■ Given material
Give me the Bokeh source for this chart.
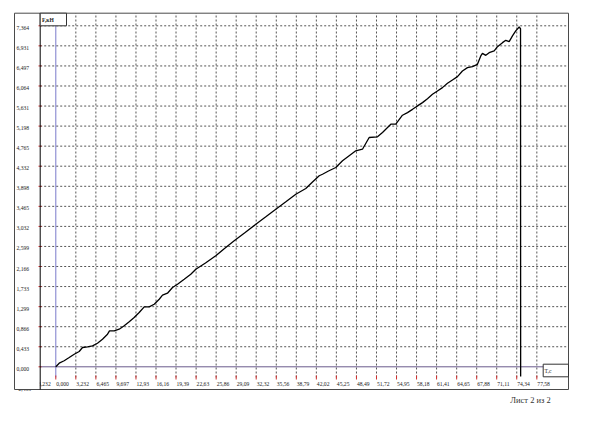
from bokeh.plotting import figure
from bokeh.models import Range1d
from bokeh.core.properties import value
from bokeh.embed import file_html
from bokeh.resources import INLINE

# ---- data ----
time_s = [0.0, 0.55, 1.35, 2.16, 2.97, 3.77, 4.31, 5.11, 5.92, 6.72, 7.53, 8.34,
          8.66, 9.42, 10.22, 11.03, 11.84, 12.64, 13.45, 14.26, 15.06, 15.87, 16.68,
          17.21, 18.01, 18.82, 19.63, 20.71, 21.77, 22.58, 24.14, 25.80, 27.21, 28.77,
          30.43, 32.26, 33.82, 35.48, 37.05, 38.71, 40.32, 41.40, 42.48, 43.01, 43.98,
          45.16, 46.24, 47.37, 48.38, 49.46, 50.54, 51.88, 52.69, 54.03, 54.83, 55.91,
          56.72, 57.53, 58.33, 59.14, 59.94, 60.75, 61.55, 62.36, 63.17, 63.97, 64.78,
          65.58, 66.39, 67.20, 68.00, 68.54, 68.81, 69.35, 69.89, 70.70, 71.23, 72.04,
          72.57, 73.12, 73.65, 74.18, 74.73, 74.95, 74.97]
force_kn = [0.0, 0.078, 0.13, 0.20, 0.272, 0.33, 0.417, 0.432, 0.453, 0.509, 0.596,
            0.704, 0.777, 0.777, 0.812, 0.885, 0.971, 1.064, 1.172, 1.295, 1.295, 1.351,
            1.459, 1.546, 1.589, 1.712, 1.783, 1.891, 1.999, 2.108, 2.242, 2.397, 2.555,
            2.721, 2.889, 3.079, 3.235, 3.403, 3.559, 3.727, 3.850, 3.991, 4.125, 4.159,
            4.228, 4.304, 4.449, 4.563, 4.665, 4.699, 4.952, 4.967, 5.06, 5.239, 5.239,
            5.433, 5.489, 5.56, 5.634, 5.705, 5.791, 5.884, 5.957, 6.029, 6.122, 6.195,
            6.266, 6.389, 6.46, 6.482, 6.532, 6.713, 6.769, 6.726, 6.784, 6.821, 6.914,
            7.0, 7.05, 7.022, 7.145, 7.253, 7.339, 7.30, -0.21]

y_ticks = [-0.433, 0.0, 0.433, 0.866, 1.299, 1.733, 2.166, 2.599, 3.032, 3.465,
           3.898, 4.332, 4.765, 5.198, 5.631, 6.064, 6.497, 6.931, 7.364]
y_labels = ["-0,433", "0,000", "0,433", "0,866", "1,299", "1,733", "2,166", "2,599",
            "3,032", "3,465", "3,898", "4,332", "4,765", "5,198", "5,631", "6,064",
            "6,497", "6,931", "7,364"]
x_ticks = [-3.232, 0.0, 3.232, 6.465, 9.697, 12.93, 16.16, 19.39, 22.63, 25.86, 29.09,
           32.32, 35.56, 38.79, 42.02, 45.25, 48.49, 51.72, 54.95, 58.18, 61.41, 64.65,
           67.88, 71.11, 74.34, 77.58]
x_labels = ["-3,232", "0,000", "3,232", "6,465", "9,697", "12,93", "16,16", "19,39",
            "22,63", "25,86", "29,09", "32,32", "35,56", "38,79", "42,02", "45,25",
            "48,49", "51,72", "54,95", "58,18", "61,41", "64,65", "67,88", "71,11",
            "74,34", "77,58"]
x_title = "T,c"
y_title = "F,кН"
footer = "Лист 2 из 2"

# ---- layout helpers (page pixel -> data); used only for frame decorations ----
W, H = 584, 408
PAGE = 8
X0_PX, Y0_PX = 63.3, 374.3          # page pixel of (0, 0)
DX = 3.232 / 20.04                  # data per pixel, x
DY = 7.364 / 341.0                  # data per pixel, y


def px_x(px):
    return (px - X0_PX) * DX


def px_y(py):
    return (Y0_PX - py) * DY


BOX_L, BOX_R, BOX_T, BOX_B = px_x(22), px_x(576), px_y(20.7), px_y(397)
AX_X = px_x(47.7)        # y axis line
GRID_B = px_y(385)       # lower end of the grid

FONT = "Liberation Serif"
SERIF = value(FONT)
LBL = value("5.6px")

p = figure(width=W, height=H, output_backend="svg", toolbar_location=None,
           x_range=Range1d(px_x(PAGE), px_x(W + PAGE)),
           y_range=Range1d(px_y(H + PAGE), px_y(PAGE)),
           min_border=0, background_fill_color="white", border_fill_color="white")
p.outline_line_color = None
p.axis.visible = False
p.grid.visible = False

# dotted grid
gx = [t for t in x_ticks if t > 0]
gy = [t for t in y_ticks if t > 0]
p.segment(x0=gx, y0=[GRID_B] * len(gx), x1=gx, y1=[BOX_T] * len(gx),
          line_color="#555555", line_width=1, line_dash="2 2")
p.segment(x0=[AX_X] * len(gy), y0=gy, x1=[BOX_R] * len(gy), y1=gy,
          line_color="#555555", line_width=1, line_dash="2 2")

# zero lines
p.segment(x0=[0], y0=[GRID_B], x1=[0], y1=[BOX_T], line_color="#7b7bcb", line_width=1)
p.segment(x0=[AX_X], y0=[0], x1=[BOX_R], y1=[0], line_color="#6a5a8c", line_width=1)

# curve
p.line(time_s, force_kn, line_color="black", line_width=1.3)

# tick marks (red)
tx = [t for t in x_ticks if t >= 0]
p.segment(x0=tx, y0=[px_y(383)] * len(tx), x1=tx, y1=[px_y(387)] * len(tx),
          line_color="#d03030", line_width=1)
ty = [t for t in y_ticks if t >= 0]
p.segment(x0=[px_x(46)] * len(ty), y0=ty, x1=[px_x(49)] * len(ty), y1=ty,
          line_color="#d03030", line_width=1)

# tick labels
p.text(x=x_ticks, y=[px_y(391.7)] * len(x_ticks), text=x_labels, x_offset=0.5,
       text_align="left", text_baseline="middle", text_font=SERIF,
       text_font_size=LBL, text_color="#222222")
p.text(x=[px_x(24)] * len(y_ticks), y=y_ticks, text=y_labels,
       text_align="left", text_baseline="top", text_font=SERIF,
       text_font_size=LBL, text_color="#222222")

# white cover left of the y axis inside the label band
p.quad(left=[px_x(22.5)], right=[px_x(47.3)], top=[px_y(385.5)], bottom=[px_y(396.6)],
       fill_color="white", line_color=None)

# outer frame and y axis line
p.quad(left=[BOX_L], right=[BOX_R], top=[BOX_T], bottom=[BOX_B],
       fill_color=None, line_color="#4a4a4a", line_width=1)
p.segment(x0=[AX_X], y0=[BOX_B], x1=[AX_X], y1=[BOX_T], line_color="black", line_width=1)

# axis title boxes
p.quad(left=[AX_X], right=[px_x(74)], top=[BOX_T], bottom=[y_ticks[-1]],
       fill_color="white", line_color="#333333", line_width=1)
p.text(x=[px_x(49.5)], y=[px_y(27.2)], text=[y_title], text_align="left",
       text_baseline="middle", text_font=SERIF, text_font_size=LBL,
       text_font_style="bold", text_color="#222222")
p.quad(left=[px_x(550.7)], right=[BOX_R], top=[px_y(371.7)], bottom=[px_y(384.3)],
       fill_color="white", line_color="#333333", line_width=1)
p.text(x=[px_x(552)], y=[px_y(378.2)], text=[x_title], text_align="left",
       text_baseline="middle", text_font=SERIF, text_font_size=LBL,
       text_color="#222222")

# page footer
p.text(x=[px_x(538)], y=[px_y(407)], text=[footer], text_align="center",
       text_baseline="middle", text_font=SERIF, text_font_size=value("8.5px"),
       text_color="#333333")

open("out.html", "w").write(file_html(p, INLINE))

■ Written instruction
In this exercise, set down all of the data exactly, without the pictures.

■ Output of the exercise
Give me the Bokeh source for this chart.
from bokeh.plotting import figure
from bokeh.models import Range1d
from bokeh.core.properties import value
from bokeh.embed import file_html
from bokeh.resources import INLINE

# ---- data ----
time_s = [0.0, 0.55, 1.35, 2.16, 2.97, 3.77, 4.31, 5.11, 5.92, 6.72, 7.53, 8.34,
          8.66, 9.42, 10.22, 11.03, 11.84, 12.64, 13.45, 14.26, 15.06, 15.87, 16.68,
          17.21, 18.01, 18.82, 19.63, 20.71, 21.77, 22.58, 24.14, 25.80, 27.21, 28.77,
          30.43, 32.26, 33.82, 35.48, 37.05, 38.71, 40.32, 41.40, 42.48, 43.01, 43.98,
          45.16, 46.24, 47.37, 48.38, 49.46, 50.54, 51.88, 52.69, 54.03, 54.83, 55.91,
          56.72, 57.53, 58.33, 59.14, 59.94, 60.75, 61.55, 62.36, 63.17, 63.97, 64.78,
          65.58, 66.39, 67.20, 68.00, 68.54, 68.81, 69.35, 69.89, 70.70, 71.23, 72.04,
          72.57, 73.12, 73.65, 74.18, 74.73, 74.95, 74.97]
force_kn = [0.0, 0.078, 0.13, 0.20, 0.272, 0.33, 0.417, 0.432, 0.453, 0.509, 0.596,
            0.704, 0.777, 0.777, 0.812, 0.885, 0.971, 1.064, 1.172, 1.295, 1.295, 1.351,
            1.459, 1.546, 1.589, 1.712, 1.783, 1.891, 1.999, 2.108, 2.242, 2.397, 2.555,
            2.721, 2.889, 3.079, 3.235, 3.403, 3.559, 3.727, 3.850, 3.991, 4.125, 4.159,
            4.228, 4.304, 4.449, 4.563, 4.665, 4.699, 4.952, 4.967, 5.06, 5.239, 5.239,
            5.433, 5.489, 5.56, 5.634, 5.705, 5.791, 5.884, 5.957, 6.029, 6.122, 6.195,
            6.266, 6.389, 6.46, 6.482, 6.532, 6.713, 6.769, 6.726, 6.784, 6.821, 6.914,
            7.0, 7.05, 7.022, 7.145, 7.253, 7.339, 7.30, -0.21]

y_ticks = [-0.433, 0.0, 0.433, 0.866, 1.299, 1.733, 2.166, 2.599, 3.032, 3.465,
           3.898, 4.332, 4.765, 5.198, 5.631, 6.064, 6.497, 6.931, 7.364]
y_labels = ["-0,433", "0,000", "0,433", "0,866", "1,299", "1,733", "2,166", "2,599",
            "3,032", "3,465", "3,898", "4,332", "4,765", "5,198", "5,631", "6,064",
            "6,497", "6,931", "7,364"]
x_ticks = [-3.232, 0.0, 3.232, 6.465, 9.697, 12.93, 16.16, 19.39, 22.63, 25.86, 29.09,
           32.32, 35.56, 38.79, 42.02, 45.25, 48.49, 51.72, 54.95, 58.18, 61.41, 64.65,
           67.88, 71.11, 74.34, 77.58]
x_labels = ["-3,232", "0,000", "3,232", "6,465", "9,697", "12,93", "16,16", "19,39",
            "22,63", "25,86", "29,09", "32,32", "35,56", "38,79", "42,02", "45,25",
            "48,49", "51,72", "54,95", "58,18", "61,41", "64,65", "67,88", "71,11",
            "74,34", "77,58"]
x_title = "T,c"
y_title = "F,кН"
footer = "Лист 2 из 2"

# ---- layout helpers (page pixel -> data); used only for frame decorations ----
W, H = 584, 408
PAGE = 8
X0_PX, Y0_PX = 63.3, 374.3          # page pixel of (0, 0)
DX = 3.232 / 20.04                  # data per pixel, x
DY = 7.364 / 341.0                  # data per pixel, y


def px_x(px):
    return (px - X0_PX) * DX


def px_y(py):
    return (Y0_PX - py) * DY


BOX_L, BOX_R, BOX_T, BOX_B = px_x(22), px_x(576), px_y(20.7), px_y(397)
AX_X = px_x(47.7)        # y axis line
GRID_B = px_y(385)       # lower end of the grid

FONT = "Liberation Serif"
SERIF = value(FONT)
LBL = value("5.6px")

p = figure(width=W, height=H, output_backend="svg", toolbar_location=None,
           x_range=Range1d(px_x(PAGE), px_x(W + PAGE)),
           y_range=Range1d(px_y(H + PAGE), px_y(PAGE)),
           min_border=0, background_fill_color="white", border_fill_color="white")
p.outline_line_color = None
p.axis.visible = False
p.grid.visible = False

# dotted grid
gx = [t for t in x_ticks if t > 0]
gy = [t for t in y_ticks if t > 0]
p.segment(x0=gx, y0=[GRID_B] * len(gx), x1=gx, y1=[BOX_T] * len(gx),
          line_color="#555555", line_width=1, line_dash="2 2")
p.segment(x0=[AX_X] * len(gy), y0=gy, x1=[BOX_R] * len(gy), y1=gy,
          line_color="#555555", line_width=1, line_dash="2 2")

# zero lines
p.segment(x0=[0], y0=[GRID_B], x1=[0], y1=[BOX_T], line_color="#7b7bcb", line_width=1)
p.segment(x0=[AX_X], y0=[0], x1=[BOX_R], y1=[0], line_color="#6a5a8c", line_width=1)

# curve
p.line(time_s, force_kn, line_color="black", line_width=1.3)

# tick marks (red)
tx = [t for t in x_ticks if t >= 0]
p.segment(x0=tx, y0=[px_y(383)] * len(tx), x1=tx, y1=[px_y(387)] * len(tx),
          line_color="#d03030", line_width=1)
ty = [t for t in y_ticks if t >= 0]
p.segment(x0=[px_x(46)] * len(ty), y0=ty, x1=[px_x(49)] * len(ty), y1=ty,
          line_color="#d03030", line_width=1)

# tick labels
p.text(x=x_ticks, y=[px_y(391.7)] * len(x_ticks), text=x_labels, x_offset=0.5,
       text_align="left", text_baseline="middle", text_font=SERIF,
       text_font_size=LBL, text_color="#222222")
p.text(x=[px_x(24)] * len(y_ticks), y=y_ticks, text=y_labels,
       text_align="left", text_baseline="top", text_font=SERIF,
       text_font_size=LBL, text_color="#222222")

# white cover left of the y axis inside the label band
p.quad(left=[px_x(22.5)], right=[px_x(47.3)], top=[px_y(385.5)], bottom=[px_y(396.6)],
       fill_color="white", line_color=None)

# outer frame and y axis line
p.quad(left=[BOX_L], right=[BOX_R], top=[BOX_T], bottom=[BOX_B],
       fill_color=None, line_color="#4a4a4a", line_width=1)
p.segment(x0=[AX_X], y0=[BOX_B], x1=[AX_X], y1=[BOX_T], line_color="black", line_width=1)

# axis title boxes
p.quad(left=[AX_X], right=[px_x(74)], top=[BOX_T], bottom=[y_ticks[-1]],
       fill_color="white", line_color="#333333", line_width=1)
p.text(x=[px_x(49.5)], y=[px_y(27.2)], text=[y_title], text_align="left",
       text_baseline="middle", text_font=SERIF, text_font_size=LBL,
       text_font_style="bold", text_color="#222222")
p.quad(left=[px_x(550.7)], right=[BOX_R], top=[px_y(371.7)], bottom=[px_y(384.3)],
       fill_color="white", line_color="#333333", line_width=1)
p.text(x=[px_x(552)], y=[px_y(378.2)], text=[x_title], text_align="left",
       text_baseline="middle", text_font=SERIF, text_font_size=LBL,
       text_color="#222222")

# page footer
p.text(x=[px_x(538)], y=[px_y(407)], text=[footer], text_align="center",
       text_baseline="middle", text_font=SERIF, text_font_size=value("8.5px"),
       text_color="#333333")

open("out.html", "w").write(file_html(p, INLINE))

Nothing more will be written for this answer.